Marc Smerling directs this five-part FX true crime documentary series. ‘A Wilderness of Error‘ explores the case of Jeffrey MacDonald, who was convicted in 1970 of killing his pregnant wife and two daughters. With new evidence, hidden secrets, and salacious gossip, could he be innocent of the heinous crime?
Colette, Kimberley, and Kristen MacDonald were brutally beaten and murdered on the military base where they lived. The family patriarch Jeffrey was arrested by the Military Base and faced an inquest. He claimed three men and one woman broke into the house, stabbed them all, and wrote pig in bloody letters. The inquest dismissed charges against him, but later, inconsistencies were found in his testimony. Nine years later, he was tried and found guilty.

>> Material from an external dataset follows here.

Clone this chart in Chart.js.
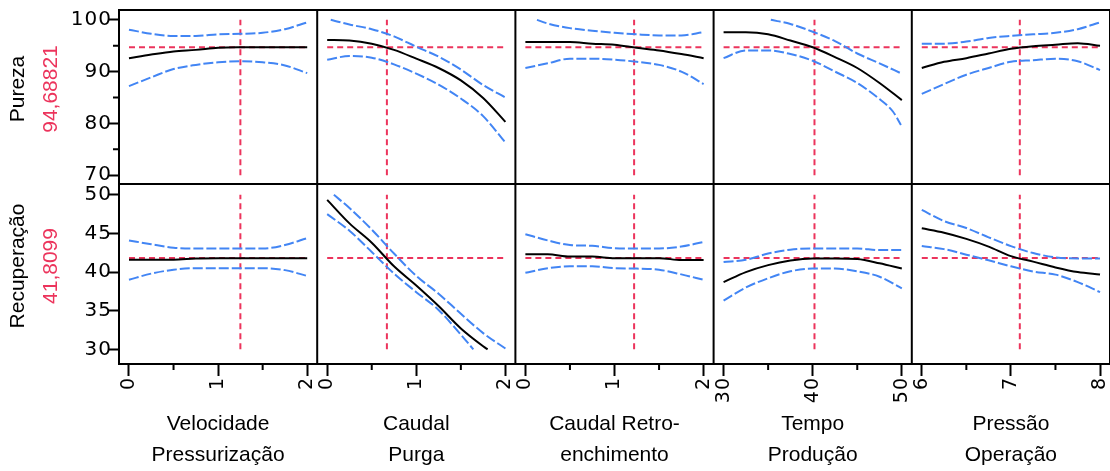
<!DOCTYPE html>
<html>
<head>
<meta charset="utf-8">
<script src="https://cdn.jsdelivr.net/npm/chart.js@4"></script>
<style>
  html, body { margin: 0; padding: 0; background: #fff; }
  #wrap { width: 1110px; height: 471px; position: relative; }
</style>
</head>
<body>
<div id="wrap"><canvas id="profiler" width="1110" height="471"></canvas></div>
<script>
// factors (columns)
const factorNames = [
  ['Velocidade', 'Pressurização'],
  ['Caudal', 'Purga'],
  ['Caudal Retro-', 'enchimento'],
  ['Tempo', 'Produção'],
  ['Pressão', 'Operação']
];
const factorRanges = [[0, 2], [0, 2], [0, 2], [30, 50], [6, 8]];
const factorMajorTicks = [[0, 1, 2], [0, 1, 2], [0, 1, 2], [30, 40, 50], [6, 7, 8]];
const factorMinorTicks = [[0.5, 1.5], [0.5, 1.5], [0.5, 1.5], [35, 45], [6.5, 7.5]];
const factorCurrent = [1.25, 0.67, 1.22, 40.2, 7.1];

// responses (rows)
const responseNames = ['Pureza', 'Recuperação'];
const responseCurrent = [94.68821, 41.8099];
const responseLabels = ['94,68821', '41,8099'];
const responseRanges = [[70, 100], [30, 50]];
const responseMajorTicks = [[70, 80, 90, 100], [30, 35, 40, 45, 50]];
const responseMinorTicks = [[75, 85, 95], []];

// Pureza: prediction and confidence limits, one [x, y] list per factor
const purezaPred = [
  [[0, 92.6], [0.25, 93.3], [0.5, 93.9], [0.75, 94.2], [1, 94.6], [1.25, 94.69], [1.5, 94.7], [1.75, 94.7], [2, 94.7]],
  [[0, 96.1], [0.25, 96.0], [0.5, 95.4], [0.75, 94.2], [1, 92.5], [1.25, 90.7], [1.5, 88.3], [1.75, 84.9], [2, 80.3]],
  [[0, 95.7], [0.25, 95.7], [0.5, 95.7], [0.75, 95.4], [1, 95.2], [1.25, 94.6], [1.5, 94.1], [1.75, 93.4], [2, 92.6]],
  [[30, 97.6], [32.5, 97.6], [35, 97.2], [37.5, 96.0], [40, 94.7], [42.5, 92.8], [45, 90.7], [47.5, 87.8], [50, 84.5]],
  [[6, 90.7], [6.25, 91.9], [6.5, 92.6], [6.75, 93.5], [7, 94.4], [7.25, 94.9], [7.5, 95.2], [7.75, 95.5], [8, 95.0]]
];
const purezaUpper = [
  [[0, 98.1], [0.25, 97.3], [0.5, 96.9], [0.75, 96.9], [1, 97.2], [1.25, 97.3], [1.5, 97.5], [1.75, 98.2], [2, 99.5]],
  [[0.04, 100], [0.25, 99.1], [0.5, 98.2], [0.75, 96.8], [1, 94.8], [1.25, 92.9], [1.5, 90.4], [1.75, 87.4], [2, 85.0]],
  [[0.13, 100], [0.25, 99.3], [0.5, 98.4], [0.75, 97.9], [1, 97.5], [1.25, 97.2], [1.5, 97.0], [1.75, 97.0], [2, 97.6]],
  [[35.3, 100], [37.5, 99.2], [40, 97.7], [42.5, 95.9], [45, 93.5], [47.5, 91.6], [50, 89.6]],
  [[6, 95.4], [6.25, 95.4], [6.5, 95.8], [6.75, 96.5], [7, 96.9], [7.25, 97.2], [7.5, 97.5], [7.75, 98.2], [8, 99.5]]
];
const purezaLower = [
  [[0, 87.2], [0.25, 88.9], [0.5, 90.5], [0.75, 91.3], [1, 91.8], [1.25, 92.0], [1.5, 91.8], [1.75, 91.2], [2, 89.7]],
  [[0, 92.3], [0.25, 93.0], [0.5, 92.7], [0.75, 91.4], [1, 89.6], [1.25, 87.5], [1.5, 84.8], [1.75, 81.4], [2, 76.3]],
  [[0, 90.7], [0.25, 91.6], [0.5, 92.5], [0.75, 92.5], [1, 92.3], [1.25, 91.9], [1.5, 91.3], [1.75, 90.0], [2, 87.6]],
  [[30, 92.6], [32.5, 94.1], [35, 94.1], [37.5, 93.4], [40, 92.1], [42.5, 90.0], [45, 87.8], [47.5, 84.7], [49, 82.3], [49.9, 79.7]],
  [[6, 85.7], [6.25, 87.6], [6.5, 89.4], [6.75, 90.7], [7, 91.9], [7.25, 92.2], [7.5, 92.5], [7.75, 92.0], [8, 90.3]]
];

// Recuperação: prediction and confidence limits
const recupPred = [
  [[0, 41.6], [0.25, 41.6], [0.5, 41.6], [0.75, 41.76], [1, 41.8], [1.25, 41.8], [1.5, 41.8], [1.75, 41.8], [2, 41.8]],
  [[0, 49.35], [0.25, 46.3], [0.5, 43.8], [0.75, 40.75], [1, 38.26], [1.25, 35.6], [1.5, 32.7], [1.75, 30.4], [1.8, 30]],
  [[0, 42.3], [0.25, 42.3], [0.5, 42.0], [0.75, 42.0], [1, 41.8], [1.25, 41.8], [1.5, 41.8], [1.75, 41.55], [2, 41.55]],
  [[30, 38.7], [32.5, 40.0], [35, 40.9], [37.5, 41.5], [40, 41.76], [42.5, 41.76], [45, 41.68], [47.5, 41.14], [50, 40.45]],
  [[6, 45.66], [6.25, 45.1], [6.5, 44.3], [6.75, 43.3], [7, 42.06], [7.25, 41.35], [7.5, 40.6], [7.75, 40.0], [8, 39.7]]
];
const recupUpper = [
  [[0, 44.1], [0.25, 43.6], [0.5, 43.15], [0.75, 43.05], [1, 43.05], [1.25, 43.05], [1.5, 43.05], [1.75, 43.5], [2, 44.4]],
  [[0.075, 50], [0.25, 48.3], [0.5, 45.5], [0.75, 42.4], [1, 39.5], [1.25, 37.2], [1.5, 34.6], [1.75, 32.1], [2, 30.1]],
  [[0, 44.9], [0.25, 44.1], [0.5, 43.5], [0.75, 43.4], [1, 43.1], [1.25, 43.06], [1.5, 43.06], [1.75, 43.3], [2, 43.9]],
  [[30, 41.3], [32.5, 41.6], [35, 42.4], [37.5, 42.9], [40, 43.06], [42.5, 43.06], [45, 43.06], [47.5, 42.85], [50, 42.85]],
  [[6, 48.05], [6.25, 46.6], [6.5, 45.7], [6.75, 44.5], [7, 43.36], [7.25, 42.46], [7.5, 41.9], [7.75, 41.76], [8, 41.76]]
];
const recupLower = [
  [[0, 39.0], [0.25, 39.8], [0.5, 40.3], [0.75, 40.5], [1, 40.5], [1.25, 40.5], [1.5, 40.5], [1.75, 40.25], [2, 39.5]],
  [[0, 47.5], [0.25, 45.35], [0.5, 42.6], [0.75, 39.8], [1, 37.4], [1.25, 35.1], [1.5, 31.9], [1.64, 30]],
  [[0, 39.9], [0.25, 40.5], [0.5, 40.75], [0.75, 40.75], [1, 40.5], [1.25, 40.45], [1.5, 40.3], [1.75, 39.7], [2, 39.0]],
  [[30, 36.3], [32.5, 38.0], [35, 39.2], [37.5, 40.1], [40, 40.45], [42.5, 40.45], [45, 40.1], [47.5, 39.4], [50, 37.9]],
  [[6, 43.36], [6.25, 42.97], [6.5, 42.25], [6.75, 41.52], [7, 40.75], [7.25, 40.07], [7.5, 39.67], [7.75, 38.7], [8, 37.4]]
];

const FONT = '"Liberation Sans", Arial, sans-serif';
const TICK_FONT = '"DejaVu Sans", sans-serif';
const BLUE = 'rgb(66,133,244)';
const RED = 'rgb(236,52,92)';

const curves = [
  [purezaPred, purezaUpper, purezaLower],
  [recupPred, recupUpper, recupLower]
];

function toPoints(list) {
  return list.map(([x, y]) => ({ x, y }));
}

const datasets = [];
responseNames.forEach((resp, r) => {
  const [pred, upper, lower] = curves[r];
  factorNames.forEach((f, i) => {
    const axes = { xAxisID: 'x' + i, yAxisID: 'y' + r };
    datasets.push({
      ...axes, data: toPoints(pred[i]), borderColor: '#000', borderWidth: 2,
      cubicInterpolationMode: 'monotone', order: 0
    });
    [upper[i], lower[i]].forEach(band => datasets.push({
      ...axes, data: toPoints(band), borderColor: BLUE, borderWidth: 2,
      borderDash: [10, 3], cubicInterpolationMode: 'monotone', order: 1
    }));
    // current settings
    datasets.push({
      ...axes,
      data: [{ x: factorRanges[i][0], y: responseCurrent[r] }, { x: factorRanges[i][1], y: responseCurrent[r] }],
      borderColor: RED, borderWidth: 2, borderDash: [6, 4], order: 2
    });
    datasets.push({
      ...axes,
      data: [{ x: factorCurrent[i], y: responseRanges[r][0] }, { x: factorCurrent[i], y: responseRanges[r][1] }],
      borderColor: RED, borderWidth: 2, borderDash: [6, 4], order: 2
    });
  });
});

const scales = {};
factorNames.forEach((title, i) => {
  const [lo, hi] = factorRanges[i];
  const pad = (hi - lo) * 0.056;
  scales['x' + i] = {
    type: 'linear',
    position: 'bottom',
    stack: 'factors',
    stackWeight: 1,
    min: lo - pad,
    max: hi + pad,
    afterBuildTicks: s => { s.ticks = factorMajorTicks[i].map(value => ({ value })); },
    afterFit: s => { s.height = 107; s.paddingLeft = 0; s.paddingRight = 0; },
    // z: 1 puts the axis title after the datasets, once the tick letter spacing is reset
    grid: { drawOnChartArea: false, tickLength: 12, tickWidth: 2, tickColor: '#000', z: 1 },
    border: { display: false },
    ticks: {
      minRotation: 90, maxRotation: 90, autoSkip: false, padding: 1,
      color: '#000', font: { family: TICK_FONT, size: 19 },
      callback: v => String(v)
    },
    title: {
      display: true, text: title, color: '#000', padding: 0,
      font: { family: FONT, size: 21, lineHeight: 1.48 }
    }
  };
});

const responseSpans = [[68.3, 101.9], [28.1, 51.4]];
const responseWeights = [174, 180];
responseNames.forEach((name, r) => {
  scales['y' + r] = {
    type: 'linear',
    position: 'left',
    stack: 'responses',
    stackWeight: responseWeights[r],
    weight: 1 - r,
    min: responseSpans[r][0],
    max: responseSpans[r][1],
    afterBuildTicks: s => { s.ticks = responseMajorTicks[r].map(value => ({ value })); },
    afterFit: s => { s.width = 119; s.paddingTop = 0; s.paddingBottom = 0; },
    grid: { drawOnChartArea: false, tickLength: 11, tickWidth: 2, tickColor: '#000' },
    border: { display: false },
    ticks: { padding: -4, color: '#000', font: { family: TICK_FONT, size: 20 }, callback: v => String(v) }
  };
});

function drawVerticalText(ctx, text, x, y, color) {
  ctx.save();
  ctx.translate(x, y);
  ctx.rotate(-Math.PI / 2);
  ctx.fillStyle = color;
  ctx.font = '21px ' + FONT;
  ctx.textAlign = 'center';
  ctx.textBaseline = 'middle';
  ctx.fillText(text, 0, 0);
  ctx.restore();
}

// panel frames, minor ticks and the response labels on the left
const profilerFrame = {
  id: 'profilerFrame',
  beforeDraw(chart) {
    // slightly wide-set tick numbers
    chart.ctx.letterSpacing = '1px';
  },
  beforeDatasetsDraw(chart) {
    chart.ctx.letterSpacing = '0px';
  },
  afterDraw(chart) {
    const { ctx, chartArea: area } = chart;
    ctx.save();
    ctx.strokeStyle = '#000';
    ctx.lineWidth = 2;
    ctx.beginPath();
    factorNames.forEach((_, i) => {
      const s = chart.scales['x' + i];
      ctx.moveTo(s.left, area.top);
      ctx.lineTo(s.left, area.bottom);
      ctx.moveTo(s.right, area.top);
      ctx.lineTo(s.right, area.bottom);
      factorMinorTicks[i].forEach(v => {
        const px = s.getPixelForValue(v);
        ctx.moveTo(px, s.top);
        ctx.lineTo(px, s.top + 6);
      });
    });
    responseNames.forEach((_, r) => {
      const s = chart.scales['y' + r];
      ctx.moveTo(area.left - 1, s.top);
      ctx.lineTo(area.right, s.top);
      ctx.moveTo(area.left - 1, s.bottom);
      ctx.lineTo(area.right, s.bottom);
      responseMinorTicks[r].forEach(v => {
        const py = s.getPixelForValue(v);
        ctx.moveTo(s.right - 6, py);
        ctx.lineTo(s.right, py);
      });
    });
    ctx.stroke();
    responseNames.forEach((name, r) => {
      const s = chart.scales['y' + r];
      const cy = (s.top + s.bottom) / 2 - 8;
      drawVerticalText(ctx, name, s.left + 18, cy, '#000');
      drawVerticalText(ctx, responseLabels[r], s.left + 51, cy, RED);
    });
    ctx.restore();
  }
};

new Chart(document.getElementById('profiler'), {
  type: 'line',
  data: { datasets },
  options: {
    responsive: false,
    animation: false,
    devicePixelRatio: 1,
    layout: { padding: { top: 10, right: -2, bottom: 0, left: 0 } },
    elements: { point: { radius: 0 }, line: { fill: false } },
    plugins: { legend: { display: false }, tooltip: { enabled: false } },
    scales
  },
  plugins: [profilerFrame]
});
</script>
</body>
</html>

The premise of this documentary is based on A Wilderness of Error: The Trials of Jeffrey MacDonald by Errol Morris, who contends that there are suspicions surrounding MacDonald’s trial. They interview the investigators, lawyers, prosecutors, his wife’s family, and other people to discover what happened to the victims. Is Jeffrey a killer? Is a mysterious blonde and her boyfriend responsible? What about a hippie drug cult?
The documentary does a good job of presenting the facts and some of the fiction surrounding the case. It, rightly so, criticizes the media for sensationalizing the case and the author of Fatal Vision for the unethical way he got the information for the book, which later became a hit television miniseries.
Honestly, and Morris may be disappointed, it did not convince of MacDonald’s innocence. Yes, there were some bizarre coincidences, but he had a clear motive since he cheated on his wife and DNA only found one foreign hair. Had the attack been as savage with third parties, there would have been way more DNA evidence. Now, the documentary itself does not take a side, noting these things.
With its excellent production values, it does make a good case. I liked the return to a narrator where a person would ask a question of the people being interviewed and I thought it did an excellent job of exploring both sides of the issues. Is he guilty or innocent? It does make a lot of sense and it ties together nicely.